We view the cyberinfrastructure software support for environmental applications as comprising four layers. At the lowest level, we have basic grid middleware services: Globus (which provides resource monitoring and security) and related middleware standards and services, including Grid Data Access and Integration (DAI) standards. This work has been developed and supported by programs like the NSF Middleware Initiative (NMI). At the second level, we have three advanced data-intensive middleware services developed at Ohio State. The particular components will be:a. GATES (Grid-based Adaptive Execution on Streams)
This middleware allows development of grid-based streaming applications, which can adapt the processing granularity to meet real-time constraints. Continuous sensor-based data is available for most environmental applications. There are many situations where one needs to react on a real-time basis, for example, when there is an oil spill in a lake.
b. Data Virtualization and Wrapper Generation Middleware:
The goal here is to make applications or application components independent of the specific data formats. Our work on data virtualization allows application to query or process a complex dataset with a simpler or abstract view, e.g., a relational table based view. Our work on wrapper generation allows data and tools with different formats to be integrated.

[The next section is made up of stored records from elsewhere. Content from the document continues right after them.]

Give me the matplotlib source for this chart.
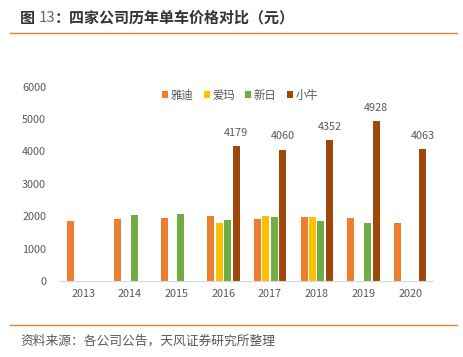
import numpy as np
import matplotlib
matplotlib.use('Agg')
from matplotlib import pyplot as plt

plt.rcParams['font.family'] = ['Noto Sans CJK SC', 'DejaVu Sans']

years = ['2013', '2014', '2015', '2016', '2017', '2018', '2019', '2020']
brands = ['雅迪', '爱玛', '新日', '小牛']
yadi = [1850, 1920, 1935, 2005, 1925, 1965, 1955, 1790]
aima = [np.nan, np.nan, np.nan, 1790, 1995, 1965, np.nan, np.nan]
xinri = [np.nan, 2050, 2060, 1875, 1975, 1850, 1790, np.nan]
niu = [np.nan, np.nan, np.nan, 4179, 4060, 4352, 4928, 4063]
colors = ['#ED7D31', '#FFC000', '#70AD47', '#9E480E']

fig = plt.figure(figsize=(4.64, 3.57), dpi=100)
ax = fig.add_axes([60/464, 1-281/357, (433.4-60)/464, (281-86.7)/357])

x = np.arange(len(years))
step = 0.181
width = 0.15
series = [yadi, aima, xinri, niu]
for i, (vals, c, name) in enumerate(zip(series, colors, brands)):
    ax.bar(x + (i - 1.5)*step, vals, width, color=c, label=name)
    if name == '小牛':
        for xi, v in zip(x, vals):
            if not np.isnan(v):
                ax.text(xi + (i - 1.5)*step, v + 250, str(v), ha='center', va='bottom',
                        fontsize=7.8, color='#595959')

ax.set_xlim(-0.5, 7.5)
ax.set_ylim(0, 6000)
ax.set_yticks(range(0, 6001, 1000))
ax.set_xticks(x)
ax.set_xticklabels(years)
ax.tick_params(length=0, labelsize=7.8, labelcolor='#595959')
ax.tick_params(axis='y', pad=10)
ax.tick_params(axis='x', pad=6)
for s in ['top', 'right', 'left']:
    ax.spines[s].set_visible(False)
ax.spines['bottom'].set_color('#D9D9D9')

leg = ax.legend(loc='center', bbox_to_anchor=(240/464, 1-95/357), bbox_transform=fig.transFigure,
                ncol=4, frameon=False, fontsize=8.2, handlelength=0.55, handleheight=0.55,
                handletextpad=0.2, columnspacing=0.9)
for t in leg.get_texts():
    t.set_color('#595959')

# title
fig.canvas.draw()
r = fig.canvas.get_renderer()
ty = 1-18/357
t1 = fig.text(20/464, ty, '图 ', fontsize=10.8, fontweight='bold', color='#333333', va='center')
bb = t1.get_window_extent(r)
t2 = fig.text(bb.x1/464, ty, '13', fontsize=10.8, color='#4E6E8E', va='center')
bb = t2.get_window_extent(r)
fig.text(bb.x1/464, ty, '：四家公司历年单车价格对比（元）', fontsize=10.8, fontweight='bold',
         color='#333333', va='center')

fig.add_artist(plt.Line2D([10/464, 457/464], [1-33/357, 1-33/357], color='#ED7D31', lw=1))
fig.add_artist(plt.Line2D([10/464, 457/464], [1-325/357, 1-325/357], color='#ED7D31', lw=1))
fig.text(20/464, 1-341/357, '资料来源：各公司公告，天风证券研究所整理', fontsize=9.2,
         color='#595959', va='center')

fig.savefig('out.png', dpi=100)
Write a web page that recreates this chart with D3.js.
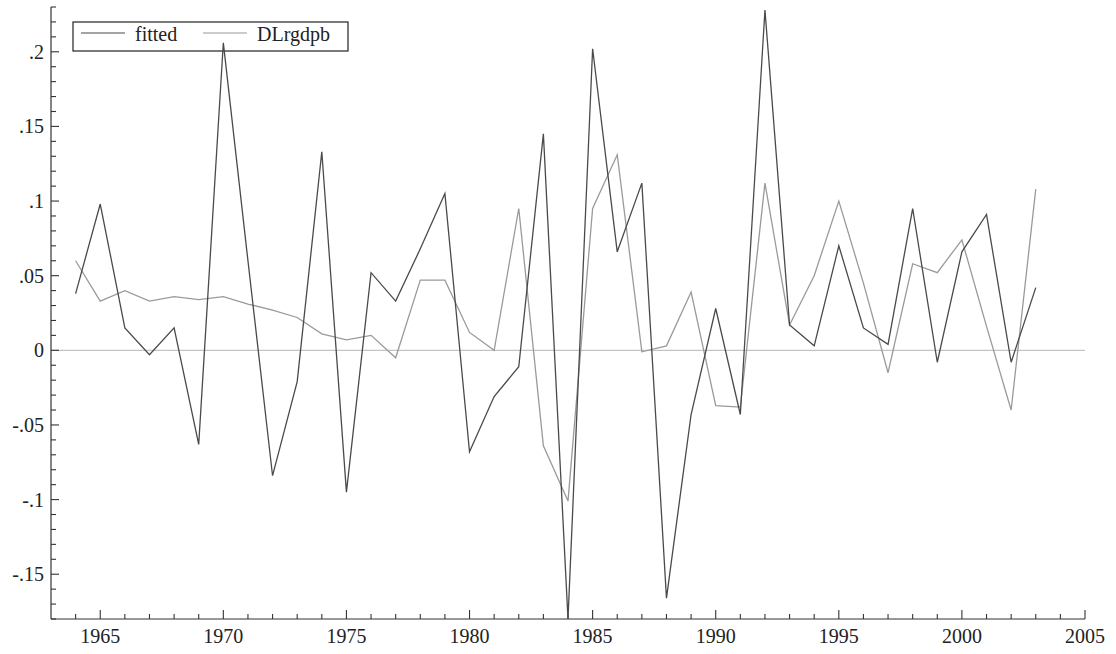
<!DOCTYPE html>
<html>
<head>
<meta charset="utf-8">
<style>
    body { margin: 0; background: #fff; }
    svg { display: block; }
    text { font-family: "Liberation Serif", "Times New Roman", serif; fill: #222; }
</style>
</head>
<body>
<svg id="chart" width="1116" height="654"></svg>
<script src="https://cdnjs.cloudflare.com/ajax/libs/d3/7.8.5/d3.min.js"></script>
<script>
    // years on the x axis
    var years = d3.range(1964, 2004);

    // series
    var fitted = [0.038, 0.098, 0.015, -0.003, 0.015, -0.063, 0.206, 0.060, -0.084, -0.021,
                  0.133, -0.095, 0.052, 0.033, 0.068, 0.105, -0.068, -0.031, -0.011, 0.145,
                  -0.180, 0.202, 0.066, 0.112, -0.166, -0.043, 0.028, -0.043, 0.228, 0.017,
                  0.003, 0.070, 0.015, 0.004, 0.095, -0.008, 0.066, 0.091, -0.008, 0.042];
    var dlrgdpb = [0.060, 0.033, 0.040, 0.033, 0.036, 0.034, 0.036, 0.031, 0.027, 0.022,
                   0.011, 0.007, 0.010, -0.005, 0.047, 0.047, 0.012, 0.000, 0.095, -0.064,
                   -0.101, 0.095, 0.131, -0.001, 0.003, 0.039, -0.037, -0.038, 0.112, 0.017,
                   0.050, 0.100, 0.045, -0.015, 0.058, 0.052, 0.074, 0.016, -0.040, 0.108];

    var seriesNames = ["fitted", "DLrgdpb"];
    var yTickValues = [-0.15, -0.1, -0.05, 0, 0.05, 0.1, 0.15, 0.2];
    var yTickLabels = ["-.15", "-.1", "-.05", "0", ".05", ".1", ".15", ".2"];
    var xTickValues = [1965, 1970, 1975, 1980, 1985, 1990, 1995, 2000, 2005];

    var svg = d3.select("#chart");
    var x = d3.scaleLinear().domain([1963, 2005]).range([51, 1085]);
    var y = d3.scaleLinear().domain([-0.18, 0.23]).range([619, 7]);

    var axisColor = "#333";

    // zero line
    svg.append("line")
        .attr("x1", x(1963)).attr("x2", x(2005))
        .attr("y1", y(0)).attr("y2", y(0))
        .attr("stroke", "#c4c4c4").attr("stroke-width", 1.2);

    // x axis: minor ticks every year, major every 5, pointing up
    var xAxis = svg.append("g");
    xAxis.append("line")
        .attr("x1", x(1963)).attr("x2", x(2005))
        .attr("y1", y(-0.18)).attr("y2", y(-0.18))
        .attr("stroke", axisColor).attr("stroke-width", 1.2);
    xAxis.selectAll(".xt").data(d3.range(1964, 2006)).enter().append("line")
        .attr("x1", d => x(d)).attr("x2", d => x(d))
        .attr("y1", y(-0.18)).attr("y2", d => y(-0.18) - (d % 5 === 0 ? 9 : 5))
        .attr("stroke", axisColor).attr("stroke-width", 1.1);
    xAxis.selectAll(".xl").data(xTickValues).enter().append("text")
        .attr("x", d => x(d)).attr("y", 643)
        .attr("text-anchor", "middle").attr("font-size", 20)
        .text(d => d);

    // y axis: minor ticks every .01, pointing right
    var yAxis = svg.append("g");
    yAxis.append("line")
        .attr("x1", x(1963)).attr("x2", x(1963))
        .attr("y1", y(-0.18)).attr("y2", y(0.23))
        .attr("stroke", axisColor).attr("stroke-width", 1.2);
    var minorY = d3.range(-18, 24).map(d => d / 100);
    yAxis.selectAll(".yt").data(minorY).enter().append("line")
        .attr("x1", x(1963)).attr("y1", d => y(d)).attr("y2", d => y(d))
        .attr("x2", d => x(1963) + (Math.round(d * 100) % 5 === 0 ? 8 : 5))
        .attr("stroke", axisColor).attr("stroke-width", 1.1);
    yAxis.selectAll(".yl").data(yTickValues).enter().append("text")
        .attr("x", 44).attr("y", d => y(d) + 7)
        .attr("text-anchor", "end").attr("font-size", 20)
        .text((d, i) => yTickLabels[i]);

    // legend
    var colors = ["#4a4a4a", "#9a9a9a"];
    var legend = svg.append("g");
    legend.append("rect")
        .attr("x", 73).attr("y", 22).attr("width", 275).attr("height", 29)
        .attr("fill", "none").attr("stroke", "#222").attr("stroke-width", 1.2);
    var legendX = [81, 203];
    seriesNames.forEach(function (name, i) {
        legend.append("line")
            .attr("x1", legendX[i]).attr("x2", legendX[i] + 44)
            .attr("y1", 33).attr("y2", 33)
            .attr("stroke", colors[i]).attr("stroke-width", 1.2);
        legend.append("text")
            .attr("x", legendX[i] + 54).attr("y", 41)
            .attr("font-size", 20)
            .text(name);
    });

    // series lines
    var line = d3.line()
        .x((d, i) => x(years[i]))
        .y(d => y(d));

    svg.append("path").datum(dlrgdpb)
        .attr("d", line).attr("fill", "none")
        .attr("stroke", colors[1]).attr("stroke-width", 1.3);
    svg.append("path").datum(fitted)
        .attr("d", line).attr("fill", "none")
        .attr("stroke", colors[0]).attr("stroke-width", 1.3);
</script>
</body>
</html>
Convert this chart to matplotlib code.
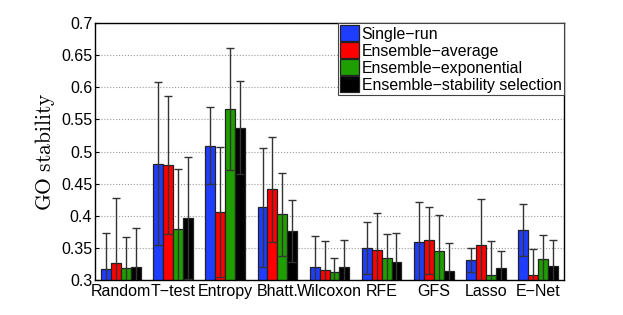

c. FREERIDE-G (Framework for Rapid Implementation of Datamining Engines in a Grid)
This system allows parallel implementation of data mining or data-intensive scientific applications that involve data in a remote repository.
At the third level, specific algorithms and data analysis techniques will be implemented as grid services, i.e., they will be implemented so that they can be accessed by different application developers, can be applied on different data sources, and also, can be executed on a variety of resources. Finally, at the top-most level, we have the end applications. These will be developed using the services from previous layers. The two applications we will target are real-time coastal forecasting/nowcasting, and long term coastal analysis and prediction.
Our implementation and evaluation will be in the context of the Great Lakes Observing System (GLOS), and will be done jointly with the National Oceanic and Atmospheric Administration (NOAA).